Problem to work on
Repeat what the lines below say, word for word, and skip every image.

— Start of Source excerpt —

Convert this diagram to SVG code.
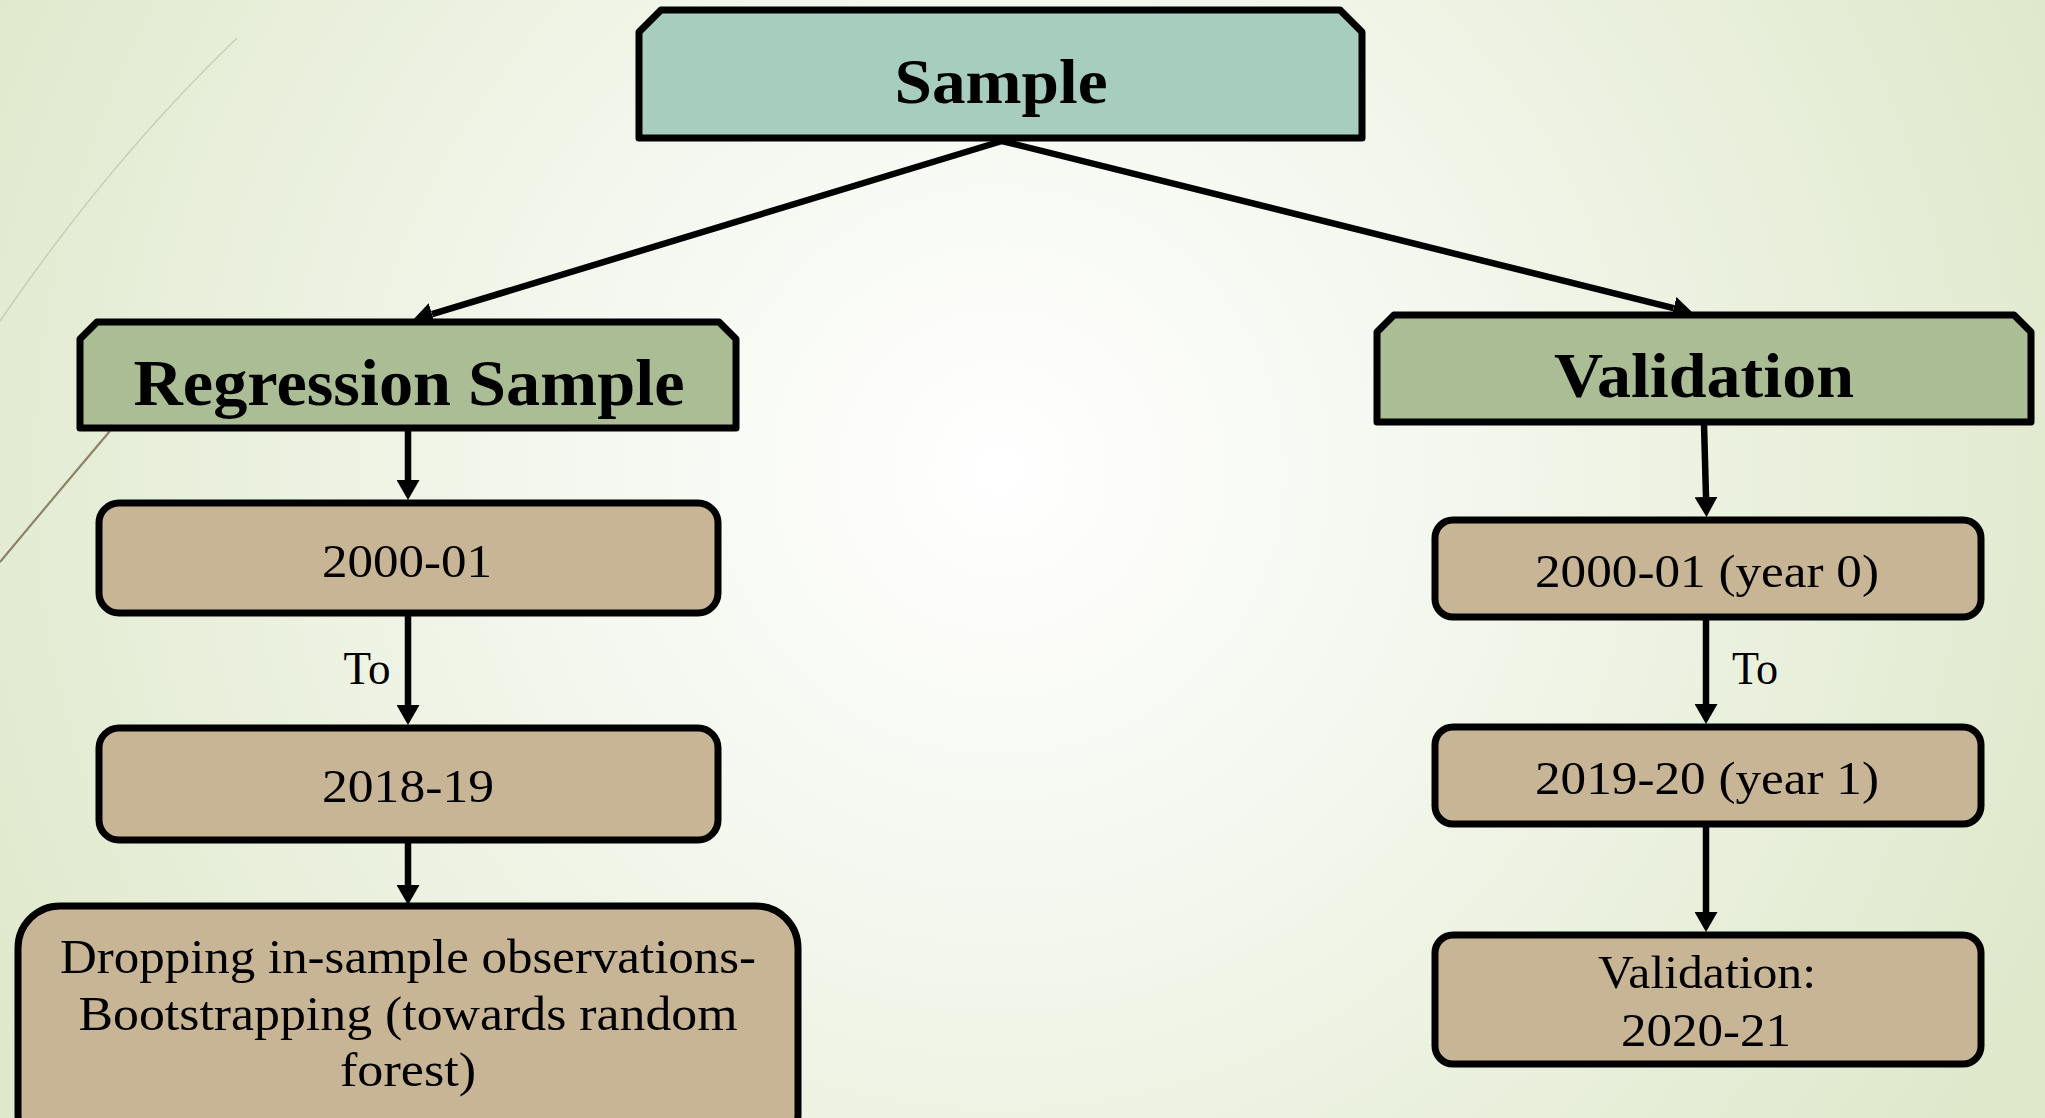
<svg xmlns="http://www.w3.org/2000/svg" width="2045" height="1118" viewBox="0 0 2045 1118">
<defs>
<radialGradient id="bg" cx="1000" cy="470" r="1150" gradientUnits="userSpaceOnUse">
<stop offset="0" stop-color="#ffffff"/>
<stop offset="0.35" stop-color="#f5f8f0"/>
<stop offset="1" stop-color="#dfe8cb"/>
</radialGradient>
<marker id="ah" viewBox="0 0 20 23" markerWidth="20" markerHeight="23" refX="0" refY="11.5" orient="auto" markerUnits="userSpaceOnUse">
<path d="M0,0 L20,11.5 L0,23 Z" fill="#000"/>
</marker>
<style>
.hdr{stroke:#000;stroke-width:7;stroke-linejoin:round}
.box{fill:#c7b595;stroke:#000;stroke-width:7}
.conn{stroke:#000;stroke-width:6.5;fill:none;marker-end:url(#ah)}
.tb{font-family:"Liberation Serif",serif;font-weight:bold;text-anchor:middle;fill:#000}
.t{font-family:"Liberation Serif",serif;text-anchor:middle;fill:#000}
</style>
</defs>
<rect x="0" y="0" width="2045" height="1118" fill="url(#bg)"/>
<path d="M237,38 Q110,160 0,321" fill="none" stroke="#c9d0b6" stroke-width="1.6"/>
<path d="M110,431 Q60,490 0,562" fill="none" stroke="#8b8468" stroke-width="2.2"/>

<g id="connectors">
<line class="conn" x1="1002" y1="141" x2="432" y2="314.2"/>
<line class="conn" x1="1002" y1="141" x2="1673.6" y2="308.2"/>
<line class="conn" x1="408" y1="431" x2="408" y2="480"/>
<line class="conn" x1="408" y1="616" x2="408" y2="705"/>
<line class="conn" x1="408" y1="843" x2="408" y2="885"/>
<line class="conn" x1="1704" y1="424" x2="1706" y2="497"/>
<line class="conn" x1="1706" y1="620" x2="1706" y2="704"/>
<line class="conn" x1="1706" y1="827" x2="1706" y2="912"/>
<text class="t" x="367" y="684" font-size="47" textLength="47" lengthAdjust="spacingAndGlyphs">To</text>
<text class="t" x="1755" y="684" font-size="47" textLength="46" lengthAdjust="spacingAndGlyphs">To</text>
</g>

<g id="sample">
<path class="hdr" fill="#a7cdbf" d="M639,138 L639,32 L661,10 L1340,10 L1362,32 L1362,138 Z"/>
<text class="tb" x="1001" y="103" font-size="63" textLength="213" lengthAdjust="spacingAndGlyphs">Sample</text>
</g>

<g id="regression-sample">
<path class="hdr" fill="#abbd94" d="M80,428 L80,339 L97,322 L719,322 L736,339 L736,428 Z"/>
<text class="tb" x="409" y="405" font-size="65" textLength="551" lengthAdjust="spacingAndGlyphs">Regression Sample</text>
</g>

<g id="validation">
<path class="hdr" fill="#abbd94" d="M1377,422 L1377,332 L1394,315 L2014,315 L2031,332 L2031,422 Z"/>
<text class="tb" x="1704" y="397" font-size="63" textLength="300" lengthAdjust="spacingAndGlyphs">Validation</text>
</g>

<g id="reg-2000-01">
<rect class="box" x="99" y="503" width="619" height="110" rx="20"/>
<text class="t" x="407" y="577" font-size="47" textLength="170" lengthAdjust="spacingAndGlyphs">2000-01</text>
</g>

<g id="reg-2018-19">
<rect class="box" x="99" y="728" width="619" height="112" rx="20"/>
<text class="t" x="408" y="802" font-size="47" textLength="172" lengthAdjust="spacingAndGlyphs">2018-19</text>
</g>

<g id="dropping">
<rect class="box" x="18" y="906" width="780" height="250" rx="42"/>
<text class="t" x="408" y="973" font-size="48" textLength="696" lengthAdjust="spacingAndGlyphs">Dropping in-sample observations-</text>
<text class="t" x="408" y="1030" font-size="48" textLength="659" lengthAdjust="spacingAndGlyphs">Bootstrapping (towards random</text>
<text class="t" x="408" y="1086" font-size="48" textLength="136" lengthAdjust="spacingAndGlyphs">forest)</text>
</g>

<g id="val-2000-01">
<rect class="box" x="1435" y="520" width="546" height="97" rx="18"/>
<text class="t" x="1707" y="587" font-size="47" textLength="344" lengthAdjust="spacingAndGlyphs">2000-01 (year 0)</text>
</g>

<g id="val-2019-20">
<rect class="box" x="1435" y="727" width="546" height="97" rx="18"/>
<text class="t" x="1707" y="794" font-size="47" textLength="344" lengthAdjust="spacingAndGlyphs">2019-20 (year 1)</text>
</g>

<g id="val-2020-21">
<rect class="box" x="1435" y="935" width="546" height="129" rx="18"/>
<text class="t" x="1707" y="988" font-size="47" textLength="218" lengthAdjust="spacingAndGlyphs">Validation:</text>
<text class="t" x="1706" y="1046" font-size="47" textLength="170" lengthAdjust="spacingAndGlyphs">2020-21</text>
</g>
</svg>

— End of Source excerpt —

Exercise answer
Convert this diagram to SVG code.
<svg xmlns="http://www.w3.org/2000/svg" width="2045" height="1118" viewBox="0 0 2045 1118">
<defs>
<radialGradient id="bg" cx="1000" cy="470" r="1150" gradientUnits="userSpaceOnUse">
<stop offset="0" stop-color="#ffffff"/>
<stop offset="0.35" stop-color="#f5f8f0"/>
<stop offset="1" stop-color="#dfe8cb"/>
</radialGradient>
<marker id="ah" viewBox="0 0 20 23" markerWidth="20" markerHeight="23" refX="0" refY="11.5" orient="auto" markerUnits="userSpaceOnUse">
<path d="M0,0 L20,11.5 L0,23 Z" fill="#000"/>
</marker>
<style>
.hdr{stroke:#000;stroke-width:7;stroke-linejoin:round}
.box{fill:#c7b595;stroke:#000;stroke-width:7}
.conn{stroke:#000;stroke-width:6.5;fill:none;marker-end:url(#ah)}
.tb{font-family:"Liberation Serif",serif;font-weight:bold;text-anchor:middle;fill:#000}
.t{font-family:"Liberation Serif",serif;text-anchor:middle;fill:#000}
</style>
</defs>
<rect x="0" y="0" width="2045" height="1118" fill="url(#bg)"/>
<path d="M237,38 Q110,160 0,321" fill="none" stroke="#c9d0b6" stroke-width="1.6"/>
<path d="M110,431 Q60,490 0,562" fill="none" stroke="#8b8468" stroke-width="2.2"/>

<g id="connectors">
<line class="conn" x1="1002" y1="141" x2="432" y2="314.2"/>
<line class="conn" x1="1002" y1="141" x2="1673.6" y2="308.2"/>
<line class="conn" x1="408" y1="431" x2="408" y2="480"/>
<line class="conn" x1="408" y1="616" x2="408" y2="705"/>
<line class="conn" x1="408" y1="843" x2="408" y2="885"/>
<line class="conn" x1="1704" y1="424" x2="1706" y2="497"/>
<line class="conn" x1="1706" y1="620" x2="1706" y2="704"/>
<line class="conn" x1="1706" y1="827" x2="1706" y2="912"/>
<text class="t" x="367" y="684" font-size="47" textLength="47" lengthAdjust="spacingAndGlyphs">To</text>
<text class="t" x="1755" y="684" font-size="47" textLength="46" lengthAdjust="spacingAndGlyphs">To</text>
</g>

<g id="sample">
<path class="hdr" fill="#a7cdbf" d="M639,138 L639,32 L661,10 L1340,10 L1362,32 L1362,138 Z"/>
<text class="tb" x="1001" y="103" font-size="63" textLength="213" lengthAdjust="spacingAndGlyphs">Sample</text>
</g>

<g id="regression-sample">
<path class="hdr" fill="#abbd94" d="M80,428 L80,339 L97,322 L719,322 L736,339 L736,428 Z"/>
<text class="tb" x="409" y="405" font-size="65" textLength="551" lengthAdjust="spacingAndGlyphs">Regression Sample</text>
</g>

<g id="validation">
<path class="hdr" fill="#abbd94" d="M1377,422 L1377,332 L1394,315 L2014,315 L2031,332 L2031,422 Z"/>
<text class="tb" x="1704" y="397" font-size="63" textLength="300" lengthAdjust="spacingAndGlyphs">Validation</text>
</g>

<g id="reg-2000-01">
<rect class="box" x="99" y="503" width="619" height="110" rx="20"/>
<text class="t" x="407" y="577" font-size="47" textLength="170" lengthAdjust="spacingAndGlyphs">2000-01</text>
</g>

<g id="reg-2018-19">
<rect class="box" x="99" y="728" width="619" height="112" rx="20"/>
<text class="t" x="408" y="802" font-size="47" textLength="172" lengthAdjust="spacingAndGlyphs">2018-19</text>
</g>

<g id="dropping">
<rect class="box" x="18" y="906" width="780" height="250" rx="42"/>
<text class="t" x="408" y="973" font-size="48" textLength="696" lengthAdjust="spacingAndGlyphs">Dropping in-sample observations-</text>
<text class="t" x="408" y="1030" font-size="48" textLength="659" lengthAdjust="spacingAndGlyphs">Bootstrapping (towards random</text>
<text class="t" x="408" y="1086" font-size="48" textLength="136" lengthAdjust="spacingAndGlyphs">forest)</text>
</g>

<g id="val-2000-01">
<rect class="box" x="1435" y="520" width="546" height="97" rx="18"/>
<text class="t" x="1707" y="587" font-size="47" textLength="344" lengthAdjust="spacingAndGlyphs">2000-01 (year 0)</text>
</g>

<g id="val-2019-20">
<rect class="box" x="1435" y="727" width="546" height="97" rx="18"/>
<text class="t" x="1707" y="794" font-size="47" textLength="344" lengthAdjust="spacingAndGlyphs">2019-20 (year 1)</text>
</g>

<g id="val-2020-21">
<rect class="box" x="1435" y="935" width="546" height="129" rx="18"/>
<text class="t" x="1707" y="988" font-size="47" textLength="218" lengthAdjust="spacingAndGlyphs">Validation:</text>
<text class="t" x="1706" y="1046" font-size="47" textLength="170" lengthAdjust="spacingAndGlyphs">2020-21</text>
</g>
</svg>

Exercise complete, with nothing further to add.